Une « finance verte » très opaque
Tout cela n’empêche pas la CDC de surfer sur la vague de la lutte contre le réchauffement climatique, multipliant les annonces et se targuant d’être pionnière sur les instruments financiers « climato-compatibles » tels que les obligations vertes. Un discours que le travail d’enquête de l’Observatoire des multinationales et 350.org contribue à déconstruire, malgré un double obstacle : d’une part, un grand nombre de données sur ces investissements reste pour l’heure inaccessible. L’argent concerné a beau être public, il ne donne manifestement pas droit à une information qui en soit tout autant publique. D’autre part, l’éparpillement des structures et la diversité des fonds gérés par la CDC rendent difficilement lisible une vision globale de ses engagements dans les énergies fossiles. Diviser pour mieux divertir : la stratégie fonctionne à plein et continue de protéger un petit coffre-fort où se cachent encore bien des actifs polluants.
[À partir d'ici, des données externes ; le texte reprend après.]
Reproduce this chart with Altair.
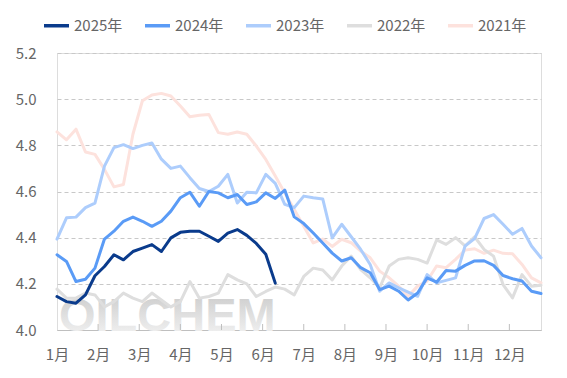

Il est trop tôt pour en imputer la responsabilité politique à Emmanuel Macron, qui hérite d’un système du passé. Mais ignorer cette réalité serait autrement plus délicat : le choix d’écarter Pierre-René Lemas de la direction de l’institution avant la fin de son mandat en 2019 peut-il être lu comme une volonté de changement ? Rien ne l’indique particulièrement dans le pedigree d’Eric Lombard, ni dans sa nomination tardive par Emmanuel Macron, après près de trois mois de tergiversations quant à la succession. Le nouvel homme fort de la CDC, ancien patron des assurances Generali France, est présenté par Le Monde comme un pilier des Gracques, « ce think tank aux valeurs sociales libérales ». Qui annonce une feuille de route lui donnant mission de faire « évoluer [les] participations » de la Caisse des dépôts et consignations. Il sait lesquelles abandonner s’il ambitionne vraiment de « servir l’avenir ».
Barnabé Binctin (avec Olivier Petitjean)
NB. Cet article a été amendé le lundi 11 décembre à 14 heures pour ajouter les réactions de la Caisse des dépôts et consignations.